» The task
Copy out all lines that hold "this".

--- begin ---

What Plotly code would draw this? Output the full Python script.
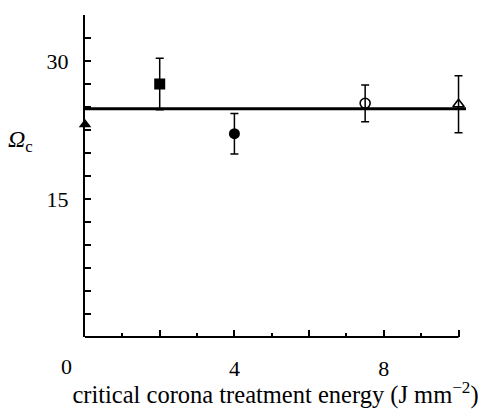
import plotly.graph_objects as go

# Data
energy = [0.0, 2.0, 4.0, 7.5, 10.0]
omega_c = [23.1, 27.5, 22.1, 25.4, 25.3]
omega_err = [0.0, 2.8, 2.2, 2.0, 3.1]
symbols = ["triangle-up", "square", "circle", "circle-open", "triangle-up-open"]
fit_x = [0.0, 10.2]
fit_y = [24.8, 24.8]

x_major = [2, 4, 6, 8, 10]
x_minor = [1, 3, 5, 7, 9]
x_labels = ["", "4", "", "8", ""]
y_ticks = [2.5 * i for i in range(1, 15)]
y_labels = ["15" if v == 15 else ("30" if v == 30 else "") for v in y_ticks]

FONT = "Liberation Serif, Times New Roman, serif"

fig = go.Figure()

fig.add_trace(go.Scatter(
    x=fit_x, y=fit_y, mode="lines",
    line=dict(color="black", width=3), showlegend=False, hoverinfo="skip",
))

for xv, yv, ev, sym in zip(energy, omega_c, omega_err, symbols):
    is_open = "open" in sym
    fig.add_trace(go.Scatter(
        x=[xv], y=[yv], mode="markers",
        marker=dict(symbol=sym, size=11 if not is_open else 10,
                    color="black", line=dict(color="black", width=1.6 if is_open else 0)),
        error_y=dict(type="data", array=[ev], visible=ev > 0,
                     color="black", thickness=1.5, width=4),
        cliponaxis=False, showlegend=False,
    ))

# x-axis baseline from 0 to 10
fig.add_shape(type="line", xref="x", yref="paper", x0=0, x1=10, y0=0, y1=0,
              line=dict(color="black", width=2))

fig.add_annotation(x=0, y=0, xref="x", yref="paper", text="0", showarrow=False,
                   xanchor="center", yanchor="middle",
                   xshift=-19, yshift=-29, font=dict(family=FONT, size=22, color="black"))
fig.add_annotation(x=-0.17, y=21.3, xref="paper", yref="y",
                   text="<i>Ω</i><sub>c</sub>", showarrow=False,
                   xanchor="center", yanchor="middle",
                   font=dict(family=FONT, size=24, color="black"))

fig.update_layout(
    width=479, height=409,
    margin=dict(l=85, r=479 - 85 - int(round(374 * 1.02)), t=15, b=72),
    paper_bgcolor="white", plot_bgcolor="white",
    font=dict(family=FONT, size=22, color="black"),
    xaxis=dict(
        range=[0, 10.2], showline=False, showgrid=False, zeroline=False,
        automargin=False,
        tickmode="array", tickvals=x_major, ticktext=x_labels,
        ticks="inside", ticklen=7, tickwidth=1.5, tickcolor="black",
        ticklabelstandoff=16,
        minor=dict(tickmode="array", tickvals=x_minor, ticks="inside",
                   ticklen=4, tickwidth=1.5, tickcolor="black"),
        title=dict(text="critical corona treatment energy (J mm<sup>−2</sup>)",
                   font=dict(family=FONT, size=24.5), standoff=10),
    ),
    yaxis=dict(
        range=[0, 35], showline=True, linecolor="black", linewidth=2,
        showgrid=False, zeroline=False, automargin=False,
        tickmode="array", tickvals=y_ticks, ticktext=y_labels,
        ticks="inside", ticklen=6, tickwidth=1.5, tickcolor="black",
        ticklabelstandoff=10,
    ),
)

fig.write_html("out.html", config={"displayModeBar": False},
               post_script="document.body.style.margin='0';")
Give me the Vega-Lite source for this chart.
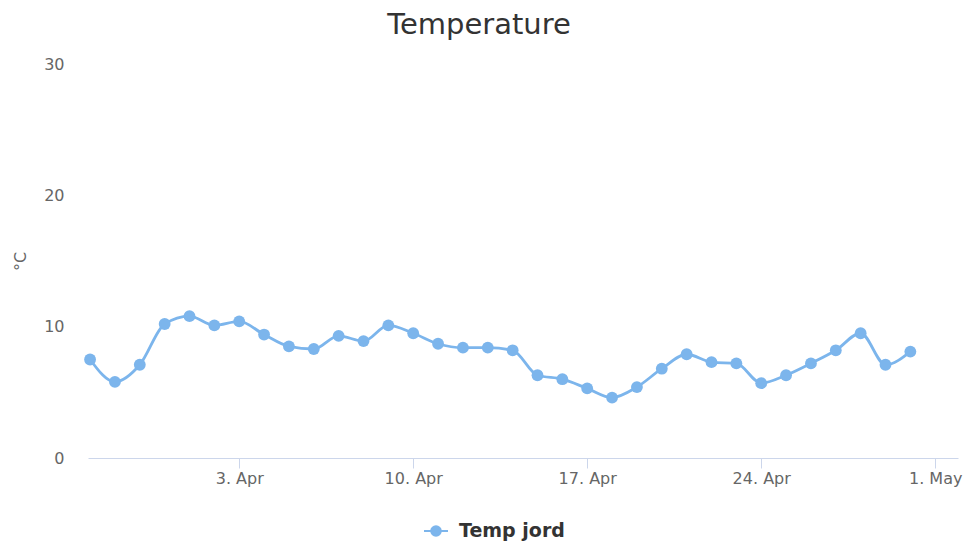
{
  "$schema": "https://vega.github.io/schema/vega-lite/v6.json",
  "width": 870,
  "height": 394,
  "autosize": "none",
  "padding": {"left": 88, "top": 64, "right": 5, "bottom": 84},
  "background": "white",
  "config": {
    "font": "DejaVu Sans",
    "view": {"stroke": null}
  },
  "title": {
    "text": "Temperature",
    "fontSize": 29,
    "fontWeight": "normal",
    "color": "#333333",
    "anchor": "middle",
    "dx": -44,
    "dy": 7,
    "baseline": "alphabetic",
    "offset": 0
  },
  "data": {
    "values": [
      {"date": "2024-03-28", "temp": 7.5, "series": "Temp jord"},
      {"date": "2024-03-29", "temp": 5.8, "series": "Temp jord"},
      {"date": "2024-03-30", "temp": 7.1, "series": "Temp jord"},
      {"date": "2024-03-31", "temp": 10.2, "series": "Temp jord"},
      {"date": "2024-04-01", "temp": 10.8, "series": "Temp jord"},
      {"date": "2024-04-02", "temp": 10.1, "series": "Temp jord"},
      {"date": "2024-04-03", "temp": 10.4, "series": "Temp jord"},
      {"date": "2024-04-04", "temp": 9.4, "series": "Temp jord"},
      {"date": "2024-04-05", "temp": 8.5, "series": "Temp jord"},
      {"date": "2024-04-06", "temp": 8.3, "series": "Temp jord"},
      {"date": "2024-04-07", "temp": 9.3, "series": "Temp jord"},
      {"date": "2024-04-08", "temp": 8.9, "series": "Temp jord"},
      {"date": "2024-04-09", "temp": 10.1, "series": "Temp jord"},
      {"date": "2024-04-10", "temp": 9.5, "series": "Temp jord"},
      {"date": "2024-04-11", "temp": 8.7, "series": "Temp jord"},
      {"date": "2024-04-12", "temp": 8.4, "series": "Temp jord"},
      {"date": "2024-04-13", "temp": 8.4, "series": "Temp jord"},
      {"date": "2024-04-14", "temp": 8.2, "series": "Temp jord"},
      {"date": "2024-04-15", "temp": 6.3, "series": "Temp jord"},
      {"date": "2024-04-16", "temp": 6.0, "series": "Temp jord"},
      {"date": "2024-04-17", "temp": 5.3, "series": "Temp jord"},
      {"date": "2024-04-18", "temp": 4.6, "series": "Temp jord"},
      {"date": "2024-04-19", "temp": 5.4, "series": "Temp jord"},
      {"date": "2024-04-20", "temp": 6.8, "series": "Temp jord"},
      {"date": "2024-04-21", "temp": 7.9, "series": "Temp jord"},
      {"date": "2024-04-22", "temp": 7.3, "series": "Temp jord"},
      {"date": "2024-04-23", "temp": 7.2, "series": "Temp jord"},
      {"date": "2024-04-24", "temp": 5.7, "series": "Temp jord"},
      {"date": "2024-04-25", "temp": 6.3, "series": "Temp jord"},
      {"date": "2024-04-26", "temp": 7.2, "series": "Temp jord"},
      {"date": "2024-04-27", "temp": 8.2, "series": "Temp jord"},
      {"date": "2024-04-28", "temp": 9.5, "series": "Temp jord"},
      {"date": "2024-04-29", "temp": 7.1, "series": "Temp jord"},
      {"date": "2024-04-30", "temp": 8.1, "series": "Temp jord"}
    ]
  },
  "encoding": {
    "x": {
      "field": "date",
      "type": "temporal",
      "title": null,
      "scale": {
        "type": "utc",
        "domain": [
          {"year": 2024, "month": 3, "date": 27, "hours": 22, "utc": true},
          {"year": 2024, "month": 5, "date": 1, "hours": 22, "utc": true}
        ]
      },
      "axis": {
        "values": [
          {"year": 2024, "month": 4, "date": 3, "utc": true},
          {"year": 2024, "month": 4, "date": 10, "utc": true},
          {"year": 2024, "month": 4, "date": 17, "utc": true},
          {"year": 2024, "month": 4, "date": 24, "utc": true},
          {"year": 2024, "month": 5, "date": 1, "utc": true}
        ],
        "labelExpr": "utcFormat(datum.value, '%-d. %b')",
        "grid": false,
        "domainColor": "#ccd6eb",
        "domainWidth": 1,
        "tickColor": "#ccd6eb",
        "tickSize": 10,
        "labelPadding": 2,
        "labelFontSize": 16,
        "labelColor": "#666666",
        "labelFlush": false
      }
    },
    "y": {
      "field": "temp",
      "type": "quantitative",
      "scale": {"domain": [0, 30], "nice": false},
      "axis": {
        "values": [0, 10, 20, 30],
        "grid": false,
        "domain": false,
        "ticks": false,
        "tickSize": 0,
        "labelPadding": 24,
        "labelFontSize": 16,
        "labelColor": "#666666",
        "title": "°C",
        "titleFontSize": 16,
        "titleFontWeight": "normal",
        "titleColor": "#666666",
        "titleAngle": -90,
        "titleAlign": "center",
        "titleBaseline": "middle",
        "titleX": -68,
        "titleY": 197
      }
    },
    "color": {
      "field": "series",
      "type": "nominal",
      "scale": {"range": ["#7cb5ec"]},
      "legend": {
        "title": null,
        "orient": "none",
        "legendX": 335,
        "legendY": 454,
        "direction": "horizontal",
        "symbolType": "M -1 0 L -0.4 0 M 0.4 0 L 1 0 M -0.4 0 A 0.4 0.4 0 1 0 0.4 0 A 0.4 0.4 0 1 0 -0.4 0 Z",
        "symbolSize": 576,
        "symbolStrokeWidth": 2,
        "symbolFillColor": "#7cb5ec",
        "symbolStrokeColor": "#7cb5ec",
        "labelFontSize": 19,
        "labelFontWeight": "bold",
        "labelColor": "#333333",
        "labelOffset": 10
      }
    }
  },
  "layer": [
    {
      "mark": {"type": "line", "interpolate": "monotone", "strokeWidth": 2.8}
    },
    {
      "mark": {"type": "point", "filled": true, "opacity": 1, "size": 140, "shape": "circle"}
    }
  ]
}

--- end ---

» Reply
What Plotly code would draw this? Output the full Python script.
Give me the Vega-Lite source for this chart.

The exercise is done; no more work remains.